L.A.’s ‘Boy Next Door Killer’ extradited to Chicago to face charges in 1993 North Shore murder

Michael Gargiulo shuffled into a Cook County courtroom Friday wearing dark sunglasses and using a cane as the convicted California serial killer faced charges in the fatal stabbing of an 18-year-old north suburban woman decades ago.

Judge Anthony Calabrese approved a Cook County prosecutor’s request to hold Gargiulo pending trial on a charge of killing Tricia Pacaccio in 1993.

“The record is extraordinarily clear that the state has met their burden,” Calabrese said in his ruling as relatives of Pacaccio listened in the Skokie courtroom.

Prosecutors said they had provided the public defender’s office with a hard drive containing more than 31,000 pages of documents in the case.

Gargiulo was extradited from California, where he’s been sentenced to death for the killings of two Los Angeles-area women.

The 48-year-old native of unincorporated Northfield Township was a longtime suspect in the Aug. 14, 1993, killing of Pacaccio, a Glenbrook South High School senior planning to attend Purdue University that fall. She was found dead near an entrance to her family’s Glenview home.

Gargiulo was a friend of her younger brother, visited the Pacaccio home and was in a car with Tricia the day before she was stabbed 12 times, authorities said.

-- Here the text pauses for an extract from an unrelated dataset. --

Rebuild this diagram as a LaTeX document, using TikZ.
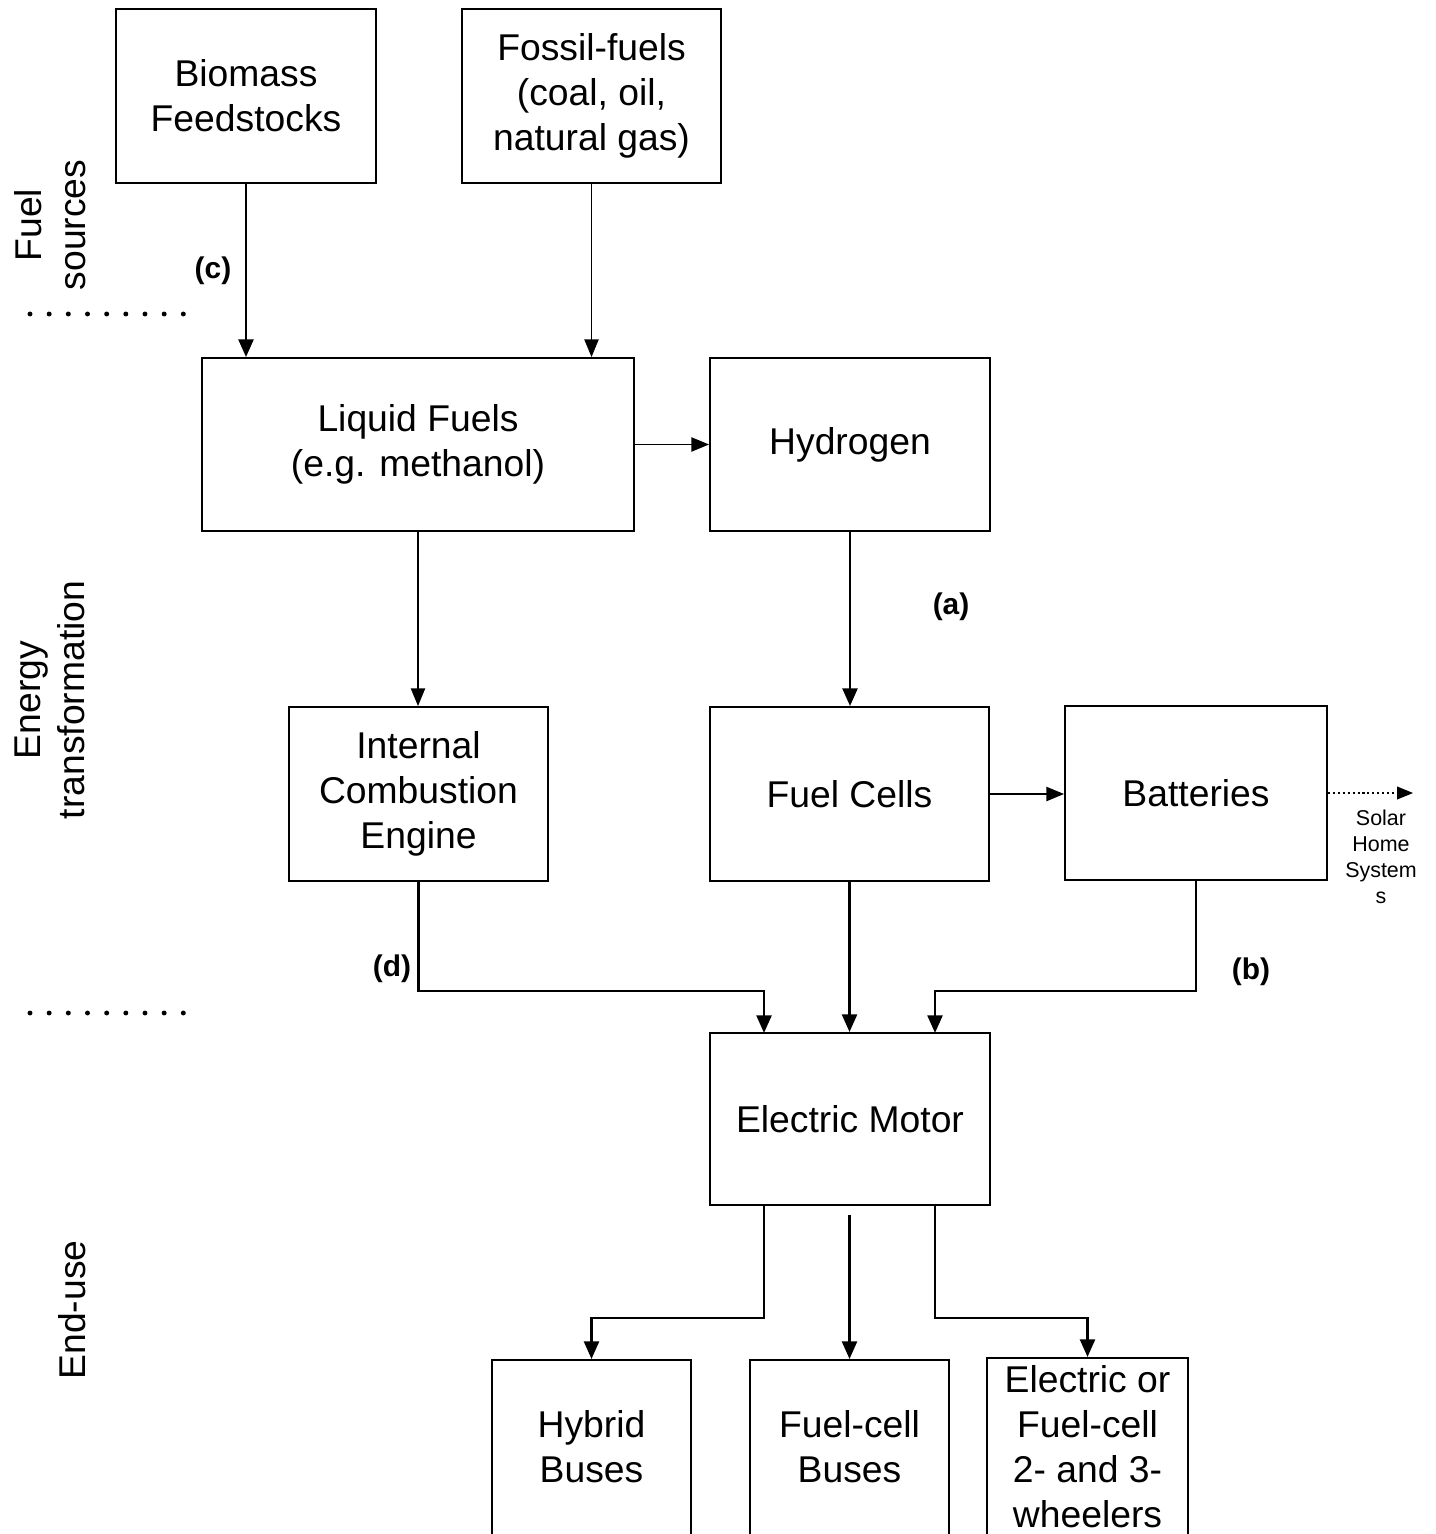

Gargiulo, then 17, lived nearby and told a friend at the time he was concerned police were interested in him and might frame him for the killing, a prosecutor said Friday. He also was worried he would get in trouble for burglaries, the prosecutor said.

Gargiulo and his friend went together to “get rid of knives” because of those concerns, the prosecutor said.

In 2002, Cook County sheriff’s detectives got a DNA sample from Gargiulo. The following year, tests confirmed his DNA was on Pacaccio’s fingernails, authorities said.

Tricia Pacaccio.

AP Photo / Cook County Sheriff’s Office

At the time, though, prosecutors in Cook County State’s Attorney Richard Devine’s office didn’t think the evidence was strong enough to charge Gargiulo in Pacaccio’s slaying. The prosecutors thought the DNA could have been the result of “casual contact,” authorities later said.

The decision drew public criticism from Pacaccio’s family.

Police outside the home of 18-year-old Tricia Pacaccio who was murdered in 1993.

Sun-Times file

Gargiulo, who was by then living in Los Angeles and working as an air-conditioning repairman, became what prosecutors there have called “The Boy Next Door Killer.”

In 2001 — two years before his DNA was linked to Pacaccio’s fingernails — he killed Ashley Ellerin, a fashion design student who was stabbed 47 times in her Hollywood home as she was getting ready to go on a date with the actor Ashton Kutcher that night, police said.

In 2005, Gargiulo killed Maria Bruno, a mother of four, in her home in El Monte, east of Los Angeles, police said. Her breasts were cut off.

Then in 2008, Gargiulo tried to kill Michelle Murphy at her Santa Monica apartment, police said. She resisted the knife attack, and he fled, leaving a trail of blood that led to his arrest for the L.A.-area killings.

In 2008, Cook County prosecutors announced they were reexamining the Pacaccio case.

In 2011, two witnesses, one who watched a “48 Hours” TV episode on the crime, came forward and said Gargiulo told them in the late ’90s he had killed a woman in Chicago, Assistant State’s Attorney Ethan Holland said in court Friday.

One of those witnesses said Gargiulo told him he “stabbed a girl” and “had a body” in Chicago, Holland said. The other witness said Gargiulo told him he had “buried the bitch” but later said “he was only kidding” and had “left the bitch on the step for dead,” the prosecutor said.

Later in 2011, then-Cook County State’s Attorney Anita Alvarez announced charges against Gargiulo in the Pacaccio murder.

Gargiulo was then locked up in Los Angeles, awaiting trial on charges of killing Ellerin and Bruno and attempting to kill Murphy.

He was convicted in a trial in 2019 and sentenced to death in California in 2021.

Gargiulo’s attorneys had argued against a death sentence for him by saying he suffered from mental illness because of years of abuse at the hands of his family, but the judge was unpersuaded, saying, “Everywhere that Mr. Gargiulo went, death and destruction followed him.”